The result is a blow for supporters - a broad coalition of NGOs, trade unions, pacifists and centre-left parties.

Gun violence

Launched four years ago, the initiative sought to introduce stricter rules for gun possession, notably a nationwide database and a more comprehensive licensing system.

It hoped to reduce the number of suicides and incidents of domestic violence.

Parliament and the gun lobby opposed the proposal, arguing tighter laws would undermine trusted Swiss values and cherished traditions, in particular the militia army.

The government said current laws were sufficient to protect against misuse.

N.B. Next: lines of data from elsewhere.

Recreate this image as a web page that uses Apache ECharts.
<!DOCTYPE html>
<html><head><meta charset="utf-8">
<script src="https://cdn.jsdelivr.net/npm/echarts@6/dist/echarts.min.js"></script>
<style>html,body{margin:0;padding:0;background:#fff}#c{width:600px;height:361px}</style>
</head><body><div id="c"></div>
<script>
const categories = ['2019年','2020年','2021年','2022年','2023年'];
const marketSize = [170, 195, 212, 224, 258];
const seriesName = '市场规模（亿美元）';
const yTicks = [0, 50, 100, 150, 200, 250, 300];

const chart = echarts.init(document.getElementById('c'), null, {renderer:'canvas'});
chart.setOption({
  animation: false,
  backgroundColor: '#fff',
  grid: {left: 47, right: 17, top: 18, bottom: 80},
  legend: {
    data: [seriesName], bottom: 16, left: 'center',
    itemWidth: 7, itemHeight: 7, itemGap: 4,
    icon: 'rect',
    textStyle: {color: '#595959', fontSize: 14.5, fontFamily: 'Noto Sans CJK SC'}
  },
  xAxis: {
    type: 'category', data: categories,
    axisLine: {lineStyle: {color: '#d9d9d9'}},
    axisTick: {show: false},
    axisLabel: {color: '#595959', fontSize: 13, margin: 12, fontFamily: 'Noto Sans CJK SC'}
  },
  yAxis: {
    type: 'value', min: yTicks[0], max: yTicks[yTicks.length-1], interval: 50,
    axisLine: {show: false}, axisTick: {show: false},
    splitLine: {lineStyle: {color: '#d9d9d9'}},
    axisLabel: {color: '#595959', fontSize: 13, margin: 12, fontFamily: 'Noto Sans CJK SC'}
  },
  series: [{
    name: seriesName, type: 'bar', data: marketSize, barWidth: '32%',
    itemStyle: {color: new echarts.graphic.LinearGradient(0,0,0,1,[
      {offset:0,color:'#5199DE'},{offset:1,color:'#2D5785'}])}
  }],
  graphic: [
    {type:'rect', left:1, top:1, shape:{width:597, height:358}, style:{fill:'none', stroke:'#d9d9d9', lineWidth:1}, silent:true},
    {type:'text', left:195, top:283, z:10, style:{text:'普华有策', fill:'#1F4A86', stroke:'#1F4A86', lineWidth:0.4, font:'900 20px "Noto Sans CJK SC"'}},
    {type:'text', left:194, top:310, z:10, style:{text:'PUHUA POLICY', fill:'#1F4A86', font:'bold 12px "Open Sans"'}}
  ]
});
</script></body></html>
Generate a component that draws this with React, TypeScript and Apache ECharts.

Early opinion polls in January showed the anti-gun initiative enjoying widespread support, but the 13 per cent margin dwindled to just two per cent in the space of  three weeks.

Emotive campaign

The nationwide ballot – the first this year - was preceded by a relatively short but intense campaign by both sides.

Attention-grabbing posters, heated public debates, spats over controversial statistics and a flood of readers’ letters in newspapers were evidence of feverish emotions in the run-up to the vote.

Supporters of the initiative had limited their campaign to the main cities hoping to win votes among the urban population.

Opponents for their part were most active with numerous committees and groups in rural regions where residents are generally more conservative in outlook.

Other ballots

Local votes and elections were taking place in more than half of Switzerland’s cantons.

The issues range from nuclear energy, tax amnesty, education and the promotion of bicycles to the funding of the National Museum and a theatre.

Voters choose a new government in Appenzell Outer-Rhodes and Bern holds a by-election for a senate seat.